「推し」から発掘、首都圏の魅力 観光サイト「偏愛東京」 小さなモノに面白さ

2023年2月6日 07時07分

あなたの「推し」が観光情報になるかも。「偏愛東京」の画面(レッツエンジョイ東京提供)

 東京や首都圏で見つけた人それぞれの「推し」を投稿してもらい、観光情報の一つとして使ってもらうウェブサイトが立ち上がった。「偏愛東京」。自分が愛してやまない街や風景、店、食べ物などテーマ不問で投稿でき、実名を条件に信頼性を担保している。「偏り」の狙いとは−。

東京タワーの足元にある神奈川県小田原市のマンホール=港区で

 「実は、東京タワー近くに神奈川県小田原市のマンホールがあるんです」。先月二十四日、東京タワーで開かれた「偏愛東京」サイトの発足イベントで、「マンホール研究家」の白浜公平さん(45)が自身の偏愛の一端を披露すると、会場がざわめいた。「下を向いて歩いていると、いろいろな発見がある」と白浜さんは続けた。

真ん中には小田原市の市章が

 白浜さんに場所を聞き、行ってみると、東京タワーの文字どおりふもとに小田原市のマンホール蓋(ぶた)が確かにあった。管理者は東京タワーで、広報に経緯を聞いたが、分からないという。普段、友好都市と絵柄付き蓋の交換をしている小田原市に聞くと「五年ほど前、ネットで情報を知り、調べた。市の下水道事業は一九五九年からでコンクリート製は昭和三十年代の物。ただ、昔の職員に聞いても経緯は分からなかった」。
 このように一人の「推し」を入り口に、新たな東京を発見していくことがサイトの狙いだ。運営や協力をしているのは広告会社や鉄道、航空会社など。運営会社の一つで主に交通広告を手掛けるNKB(千代田区)の滝久雄会長は「偏愛」に着目した理由を説く。「バランスの取れた意見からは何も生まれない。新しいムーブメントをつくるのは一人のこだわり」
 投稿は誰でもできるが、「実名」が条件。運営会社の一つで東京を中心にお出かけ情報を発信する「レッツエンジョイ東京」(港区)の山口伸介社長は「明らかに実名でなさそうなものや、投稿内容はチェックし、質を担保する」と話し、続けた。「愛のある投稿ならば実名で出せるはず」

キックオフイベントに参加した応援隊長の隈研吾さん(前列左から3人目)ら=港区で

 マンホールの白浜さんのほかにも、発足イベントには「偏愛」を持つ人たちが集まった。月刊「地図中心」編集長で「境界協会」という団体を主宰する小林政能(せいのう)さんは「境界線は地図の中だけにある。実際に探していくと新たな発見の旅になる」と面白さをPR。「江東、墨田区境に境橋という橋がある。それはタカ狩りのゾーンの分かれ目でもあった」と具体例を紹介した。
 偏愛東京のサイト運営者によると、開設から十日ほどで千を超す投稿があったという。「高速道路」をテーマにした投稿グループには、風変わりな道路標識や、深い谷にそびえる巨大橋脚を推す人が投稿していた。

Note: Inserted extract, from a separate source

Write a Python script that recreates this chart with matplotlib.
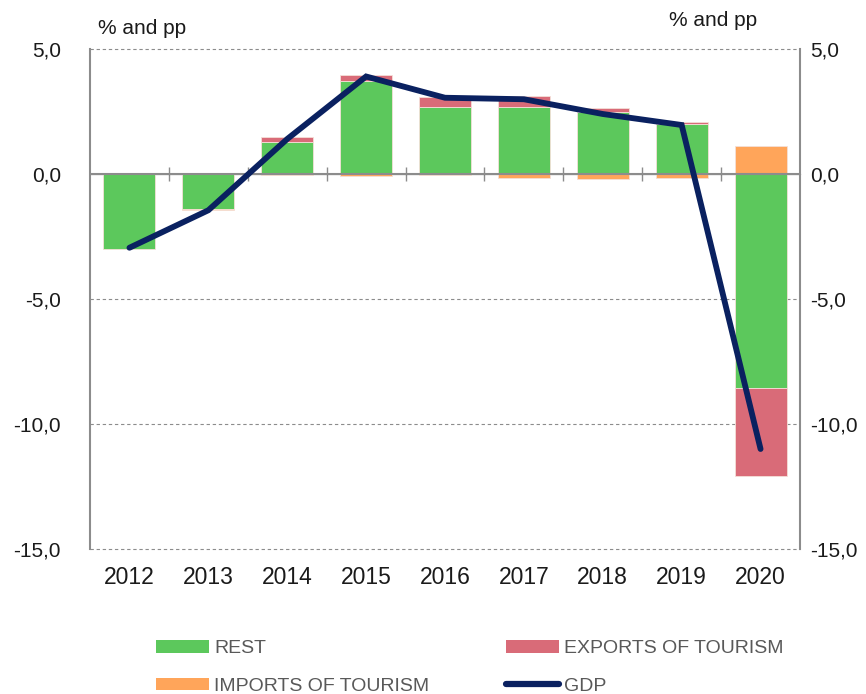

すり鉢状の地形を話題にした投稿(レッツエンジョイ東京提供)

 偏愛東京プロジェクトの初代応援隊長は建築家の隈研吾さん。「これまでは大きいものができると注目される競争だった。実はそういうものが都市をすごくつまらなくしていると言われ始めたし、自分も昔から東京の面白さは小さいものにあると感じていた。小さい変な物がまだまだたくさん残っている。みんなで探して目を向けるのは今の時代に合う」

街中の行き止まりを話題にした投稿(レッツエンジョイ東京提供)

 応援隊員で東京芸術大の日比野克彦学長も「一人一人の人が持つ異なる価値観を拒否するのではなく、違いを認識しつつ同じ場所にいる。それが人と街の魅力を増すことになる」と、取り組みに賛同した。
 運営者は今後、投稿を海外の人にも見てもらえるよう翻訳を検討している。人気がある偏愛テーマを表彰や認証することも考えていきたいという。